On Fri, Apr 24, 2015 at 9:18 PM, Nick Coghlan <ncoghlan@gmail.com> wrote:
On 25 April 2015 at 00:50, Joao S. O. Bueno <jsbueno@python.org.br> wrote:
Since it does not mean anything (as in meaningless) to compare ranges without specifying a "key", and since ordering functions in Python do allow a "key" - it looks like this problem is already resolved, whatever the need:
sorted([range(10), range(1,14, 3)], key=len) [range(1, 14, 3), range(0, 10)] sorted([range(10), range(1,14, 3)], key=max) [range(0, 10), range(1, 14, 3)] sorted([range(10), range(1,14, 3)], key=min) [range(0, 10), range(1, 14, 3)]
ranges() are actually defined as memory-efficient tuples these days (https://docs.python.org/3/library/stdtypes.html#ranges), and have supported "==" and "!=" using sequence comparison semantics since 3.3, so there's a defined natural order for them these days (the ordering of the equivalent tuples).

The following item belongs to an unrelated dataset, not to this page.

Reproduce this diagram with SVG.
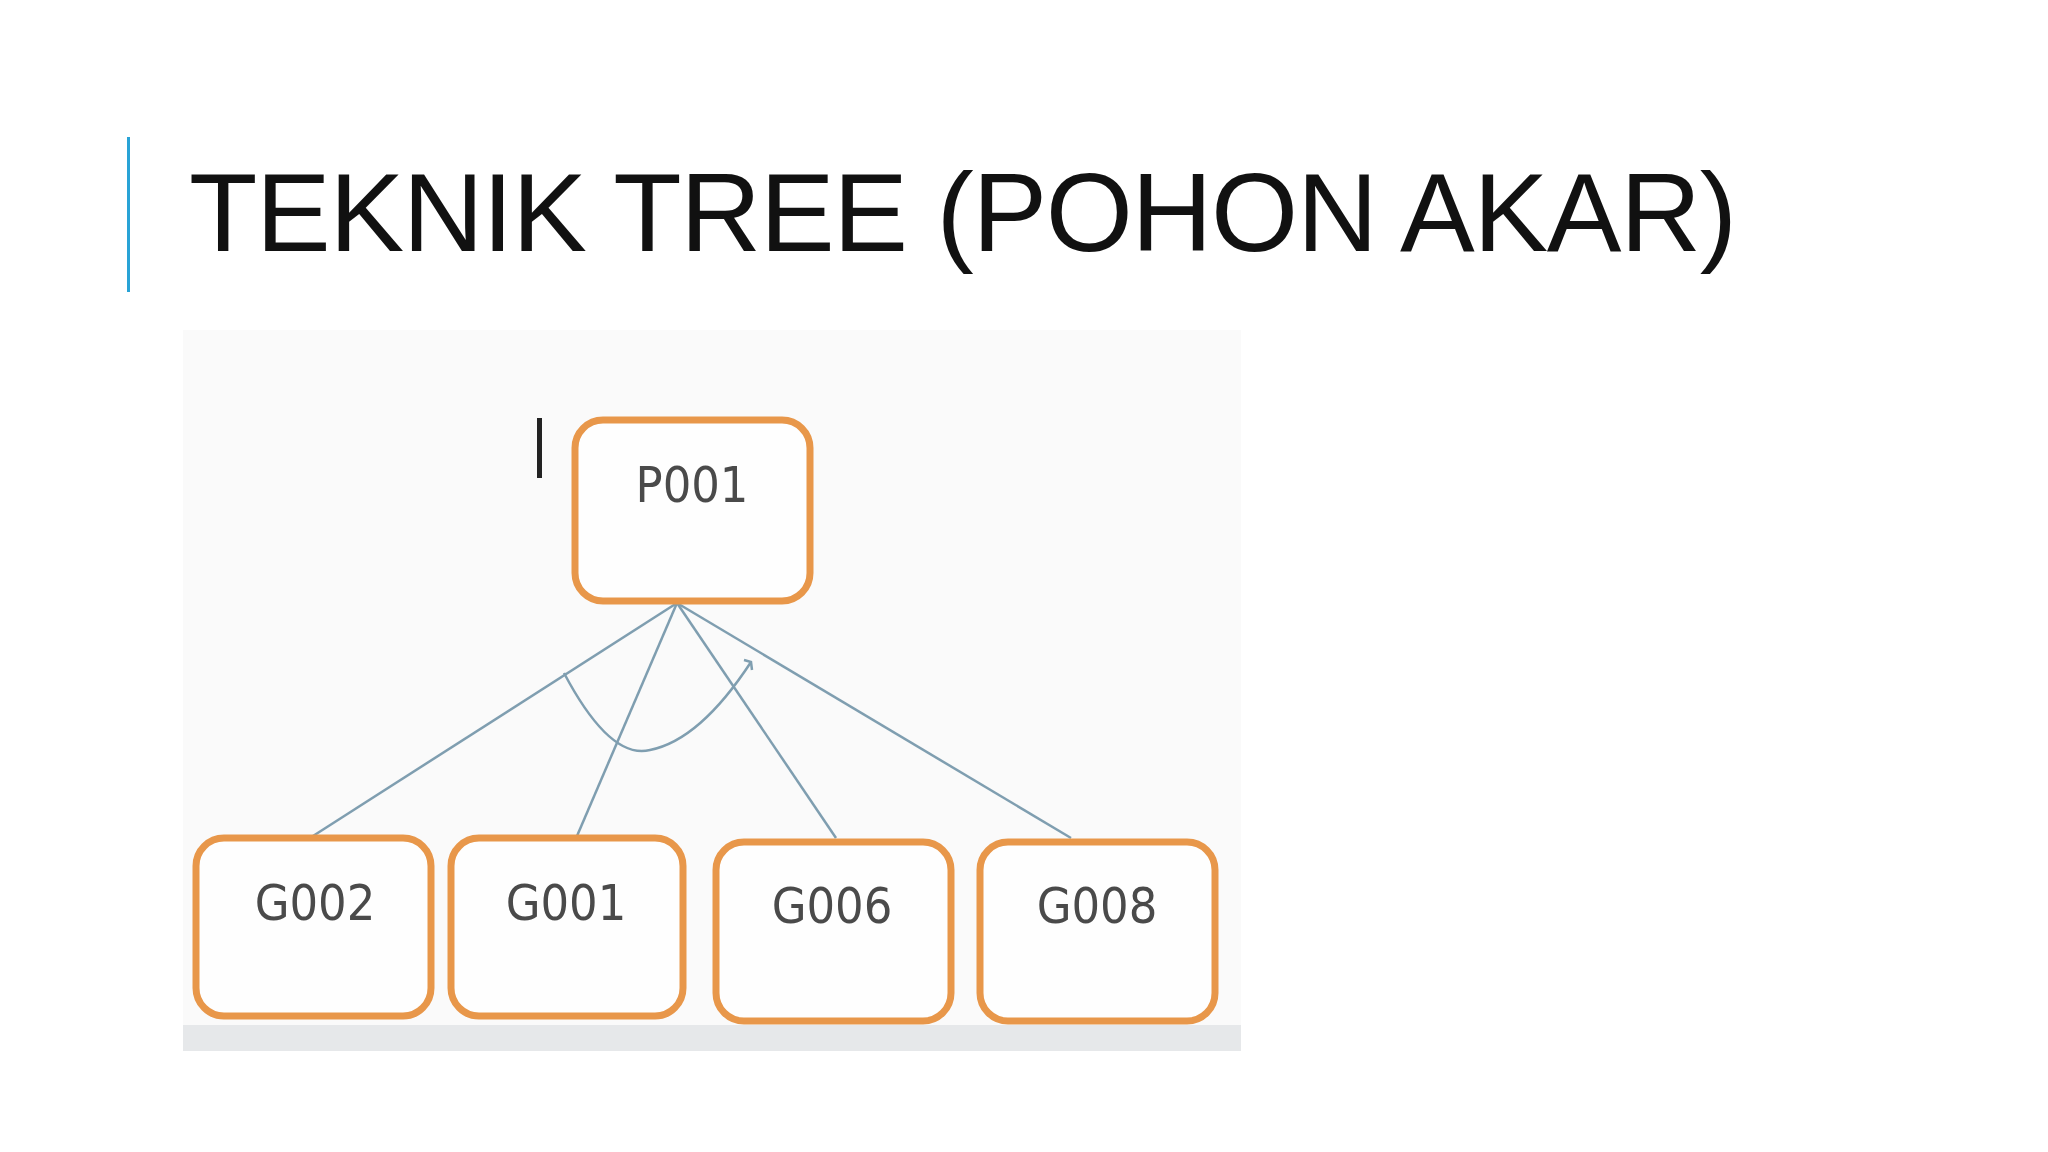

That said, I'm still not sure it makes sense to allow ordering them. The cases I can think of where it might make sense (such as ordering graph nodes) would all use an actual tuple instead.
Seems everybody has their own view on how range() objects should be ordered. That's one good reason against a builtin ordering. -- --Guido van Rossum (python.org/~guido)